Abbiamo bisogno della speranza che ci arriva dai bambini: bambini chiassosi, disordinati, allegri, capricciosi, curiosi. Abbiamo bisogno di tanti bambini: abbiamo bisogno che siano abbastanza numerosi da fare rumore, da tornare a farsi sentire. Abbastanza numerosi per sfuggire almeno un po' all'ossessione delle nostre cure, delle nostre paure, delle nostre aspettative.
Nel silenzio di questo tempo strano, si sente forse in modo più chiaro, più concreto, direi a tratti persino fisico, la mancanza di figli. La denatalità ormai non è più un argomento riservato ai cattolici, ma una triste evidenza di cui parlano in molti: l'invecchiamento della popolazione, il problema delle pensioni, l'impoverimento economico, sono tutte minacce che pesano sul nostro futuro. Ma l'emergenza di cui parlo non riguarda il futuro, e non riguarda neppure l'economia; riguarda invece il tema della felicità, diventata ormai così rara: ci siamo talmente appiattiti sull'utile e sul piacevole da non ricordare più che essere felici è ancora possibile.
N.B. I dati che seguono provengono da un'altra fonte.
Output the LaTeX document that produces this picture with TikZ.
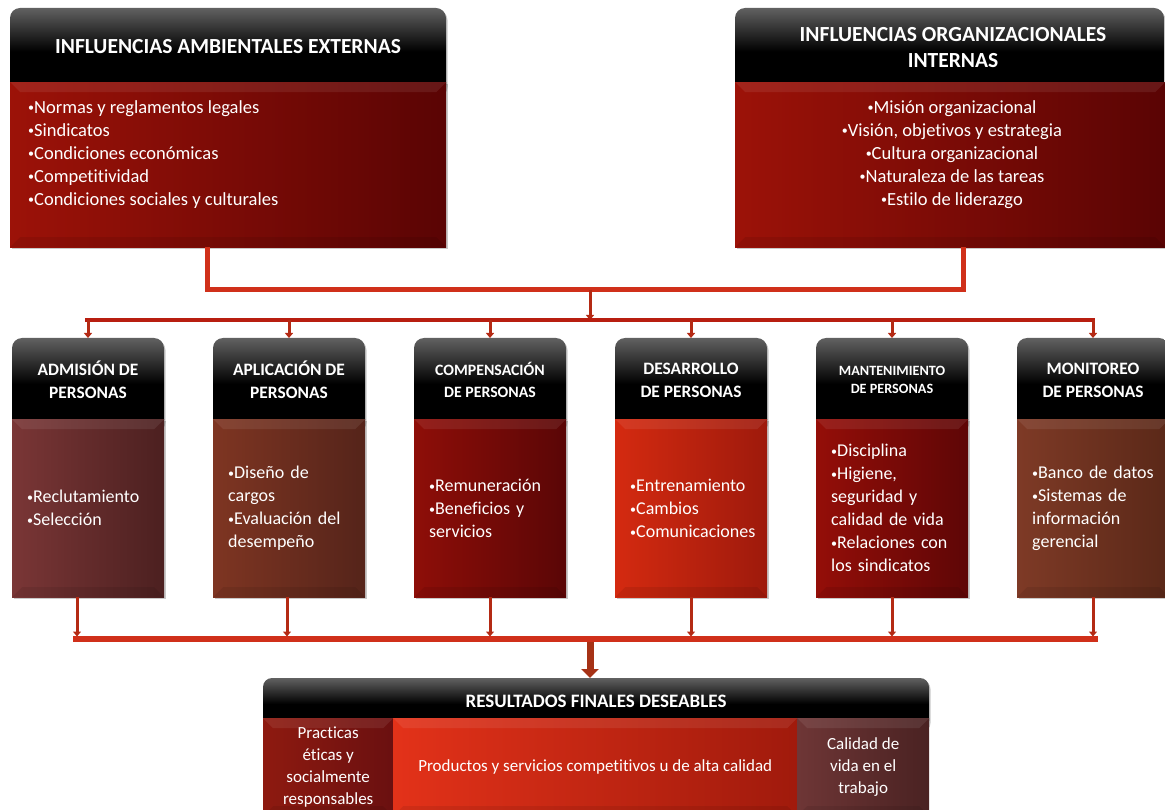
\documentclass[tikz,border=0pt]{standalone}
\usepackage{fontspec}
\setmainfont{Carlito}[Ligatures=NoCommon]
\usetikzlibrary{arrows.meta,shadows,calc}
\definecolor{lineA}{HTML}{D0301A}
\definecolor{lineB}{HTML}{B81E10}
\definecolor{arrowC}{HTML}{B42A14}
\definecolor{bigArrow}{HTML}{A63216}
\newcommand\bu{{\fontsize{12}{12}\selectfont\raisebox{1.2pt}{•}}}
\newcommand\rowbox[8]{%
  \shade[hdrshade,myshadow] (#2,430) -- (#2,338) -- (#2+152,338) -- (#2+152,430) -- cycle;
  \coordinate (t#1) at (#2+76,338);
  \node[hdrtext,font=#3] (h#1) at (#2+76,380) {#4};
  \node[rowbody,left color=#6,right color=#7,anchor=north west,myshadow] (b#1) at (#2,419) {#5};
  \coordinate (s#1) at (#2+76+#8,597);
}
\begin{document}
\begin{tikzpicture}[x=1pt,y=-1pt,
  myshadow/.style={drop shadow={shadow xshift=1.5pt,shadow yshift=-2pt,opacity=0.3,fill=black!70}},
  bevel/.style={path picture={
     \fill[white,opacity=0.08] (path picture bounding box.north west) -- (path picture bounding box.north east)
        -- ([xshift=-10pt,yshift=-10pt]path picture bounding box.north east) -- ([xshift=10pt,yshift=-10pt]path picture bounding box.north west) -- cycle;
     \fill[black,opacity=0.08] (path picture bounding box.south west) -- (path picture bounding box.south east)
        -- ([xshift=-10pt,yshift=10pt]path picture bounding box.south east) -- ([xshift=10pt,yshift=10pt]path picture bounding box.south west) -- cycle;}},
  hdrshade/.style={top color=black!62, bottom color=black, middle color=black, rounded corners=10pt},
  hdrtext/.style={text=white,align=center,inner sep=0pt},
  rowbody/.style={text=white,inner xsep=15pt,inner ysep=0pt,text width=122pt,align=left,bevel,
     minimum width=152pt,minimum height=178pt,font=\fontsize{18}{23}\selectfont},
  subbody/.style={text=white,inner sep=0pt,align=center,minimum height=98pt,anchor=north west,bevel,
     font=\fontsize{17}{22}\selectfont},
  conn/.style={line width=5pt,draw=lineA,line join=miter},
  conn2/.style={line width=4.5pt,draw=lineB},
  arr/.style={line width=3pt,draw=arrowC,-{Triangle[width=8pt,length=5pt]}},
  bigarr/.style={line width=7pt,draw=bigArrow,-{Triangle[width=17pt,length=9pt]}}
]
\useasboundingbox (0,0) rectangle (1165,810);

% ---------- connector end points ----------
\coordinate (jA) at (207,290);
\coordinate (jB) at (963,290);
\coordinate (dTop) at (590,290);
\coordinate (dBot) at (590,320);
\coordinate (hL) at (85,320);
\coordinate (hR) at (1095,320);
\coordinate (bL) at (73,639);
\coordinate (bR) at (1098,639);
\coordinate (fTop) at (590,642);
\coordinate (tRes) at (590,678);

% ---------- top boxes ----------
\shade[hdrshade,myshadow] (10,95) -- (10,8) -- (446,8) -- (446,95) -- cycle;
\node[hdrtext,font=\fontsize{21.5}{26}\bfseries] (tlH) at (228,47) {INFLUENCIAS AMBIENTALES EXTERNAS};
\node[anchor=north west,minimum width=436pt,minimum height=165pt,inner sep=0pt,bevel,
      left color={rgb,255:red,156;green,18;blue,8},right color={rgb,255:red,90;green,4;blue,4},myshadow] (tlB) at (10,82) {};
\node[anchor=north west,text=white,align=left,inner sep=0pt,font=\fontsize{18.5}{23}\selectfont] (tlT) at (28,100)
  {\bu Normas y reglamentos legales\\\bu Sindicatos\\\bu Condiciones económicas\\\bu Competitividad\\\bu Condiciones sociales y culturales};

\shade[hdrshade,myshadow] (735,95) -- (735,8) -- (1164,8) -- (1164,95) -- cycle;
\node[hdrtext,font=\fontsize{21.5}{26}\bfseries] (trH) at (953,48) {INFLUENCIAS ORGANIZACIONALES\\INTERNAS};
\node[anchor=north west,minimum width=430pt,minimum height=165pt,inner sep=0pt,bevel,
      left color={rgb,255:red,156;green,18;blue,8},right color={rgb,255:red,90;green,4;blue,4},myshadow] (trB) at (735,82) {};
\node[anchor=north,text=white,align=center,inner sep=0pt,font=\fontsize{18.5}{23}\selectfont] (trT) at (952,100)
  {\bu Misión organizacional\\\bu Visión, objetivos y estrategia\\\bu Cultura organizacional\\\bu Naturaleza de las tareas\\\bu Estilo de liderazgo};

% ---------- top connectors ----------
\draw[conn] (tlB.south -| jA) -- (jA) -- (jB) -- (trB.south -| jB);
\draw[arr] (dTop) -- (dBot);
\draw[conn2] (hL) -- (hR);

% ---------- row boxes ----------
\rowbox{Adm}{12}{\fontsize{17.4}{23}\bfseries}{ADMISIÓN DE\\PERSONAS}{\bu Reclutamiento\\\bu Selección}{{rgb,255:red,122;green,54;blue,54}}{{rgb,255:red,76;green,32;blue,32}}{-11}
\rowbox{Apl}{213}{\fontsize{17.4}{23}\bfseries}{APLICACIÓN DE\\PERSONAS}{\bu Diseño de\\cargos\\\bu Evaluación del\\desempeño}{{rgb,255:red,126;green,53;blue,34}}{{rgb,255:red,85;green,36;blue,26}}{-2}
\rowbox{Com}{414}{\fontsize{15.8}{22}\bfseries}{COMPENSACIÓN\\DE PERSONAS}{\bu Remuneración\\\bu Beneficios y\\servicios}{{rgb,255:red,142;green,14;blue,8}}{{rgb,255:red,90;green,6;blue,6}}{0}
\rowbox{Des}{615}{\fontsize{17.4}{23}\bfseries}{DESARROLLO\\DE PERSONAS}{\bu Entrenamiento\\\bu Cambios\\\bu Comunicaciones}{{rgb,255:red,212;green,42;blue,16}}{{rgb,255:red,158;green,26;blue,12}}{0}
\rowbox{Man}{816}{\fontsize{14.2}{18}\bfseries}{MANTENIMIENTO\\DE PERSONAS}{\bu Disciplina\\\bu Higiene,\\seguridad y\\calidad de vida\\\bu Relaciones con\\los sindicatos}{{rgb,255:red,148;green,14;blue,8}}{{rgb,255:red,94;green,6;blue,6}}{0}
\rowbox{Mon}{1017}{\fontsize{17.4}{23}\bfseries}{MONITOREO\\DE PERSONAS}{\bu Banco de datos\\\bu Sistemas de\\información\\gerencial}{{rgb,255:red,126;green,58;blue,38}}{{rgb,255:red,90;green,40;blue,24}}{0}

\foreach \b in {Adm,Apl,Com,Des,Man,Mon}{
  \draw[arr] (t\b |- hL) -- (t\b);
  \draw[arr,shorten >=2.5pt] (s\b) -- (s\b |- bL);
}
\draw[conn,line width=6pt] (bL) -- (bR);
\draw[bigarr] (fTop) -- (tRes);

% ---------- bottom box ----------
\shade[hdrshade,rounded corners=9pt,myshadow] (263,730) -- (263,678) -- (929,678) -- (929,730) -- cycle;
\node[hdrtext,font=\fontsize{19}{20}\bfseries] (resH) at (596,701) {RESULTADOS FINALES DESEABLES};
\node[subbody,minimum width=130pt,left color={rgb,255:red,142;green,26;blue,16},right color={rgb,255:red,106;green,16;blue,16}] (resL) at (263,718)
  {Practicas\\éticas y\\socialmente\\responsables};
\node[subbody,minimum width=404pt,left color={rgb,255:red,227;green,50;blue,25},right color={rgb,255:red,160;green,26;blue,12}] (resM) at (393,718)
  {Productos y servicios competitivos u de alta calidad};
\node[subbody,minimum width=132pt,left color={rgb,255:red,110;green,54;blue,54},right color={rgb,255:red,74;green,34;blue,34}] (resR) at (797,718)
  {Calidad de\\vida en el\\trabajo};
\end{tikzpicture}
\end{document}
La felicità è legata al desiderio, che è cosa diversa dal bisogno, anche se entrambi originano da un sentimento di mancanza. Nel desiderio, il senso di mancanza stimola ad essere creativi e l'attesa di ciò che si desidera si nutre di pensiero, di immaginazione, di narrazioni. Il desiderio è una tensione che ci rende capaci di creare e non si esaurisce con il suo compimento, perché attiva in noi anche la possibilità di prenderci cura di ciò che abbiamo generato. Il bisogno invece ha carattere di urgenza e chiede soddisfazione; la sua spinta si esaurisce con l'appropriazione dell'oggetto. Il bisogno non genera ma consuma, e non sviluppa competenze di cura: il circuito bisogno-soddisfazione senza apertura al desiderio ci rende sterili e sempre insoddisfatti.
Ma quali immagini, quali narrazioni abbiamo oggi della maternità, della paternità, della genitorialità, della filiazione? Si può desiderare qualcosa che ci è completamente ignoto, o di cui abbiamo un'immagine distorta? La disponibilità a trasmettere la vita è un dono che passa di generazione in generazione, perché è legato al desiderio di chi ci ha preceduto.
Purtroppo oggi il figlio è vissuto spesso come un problema: un vincolo e una difficile responsabilità piuttosto che una risorsa. Non ci viene raccontato come il “di più” che nasce dal desiderio che un uomo e una donna provano l'uno per l'altra: un dono concreto, che è capace di attivare in noi nuove competenze e nuove risorse, che porta con sé novità, futuro e speranza.
La coppia si trova davanti all'ipotesi impegnativa di un figlio senza un supporto adeguato di immagini e di pensieri; avere un bambino può essere deciso allora solo se e quando la sua nascita si inserirà nei nostri progetti di vita, completando l'immagine che vogliamo avere di noi stessi.
Ma mettere al mondo un figlio non può collocarsi nello stesso ordine delle altre decisioni: non è come scegliere se acquistare una casa, oppure accettare o rifiutare un lavoro; non ha niente a che fare con il modo di procedere che ci guida negli altri ambiti di vita. Il figlio è un'apertura all'ignoto, all'imprevisto, a qualcosa che sfugge ogni possibile programmazione; accogliere un figlio significa accettare l'inizio di un'avventura che potremo controllare solo in minima parte, e che potrà esporci alla gioia ma anche al dolore, a soddisfazioni ma anche a frustrazioni. Un figlio ci cambia la vita senza ritorno e ci chiede di accettare il rischio di una novità vera che, pur originando da noi, non potremo e non dovremo controllare.
Questo è ciò che ci fa paura; ma questo è anche ciò che rende il diventare genitori una cosa così speciale, che non assomiglia a nessun'altra: qualcuno che prima non esisteva inizia ad esistere attraverso di noi, e la sua presenza inaugura un mondo nuovo, capace di felicità. Perché i bambini, loro sì, sanno essere felici, e con i loro pensieri, le loro parole, le loro curiosità e scoperte sono capaci di regalare a chi li ama uno sguardo sempre rinnovato sulla vita.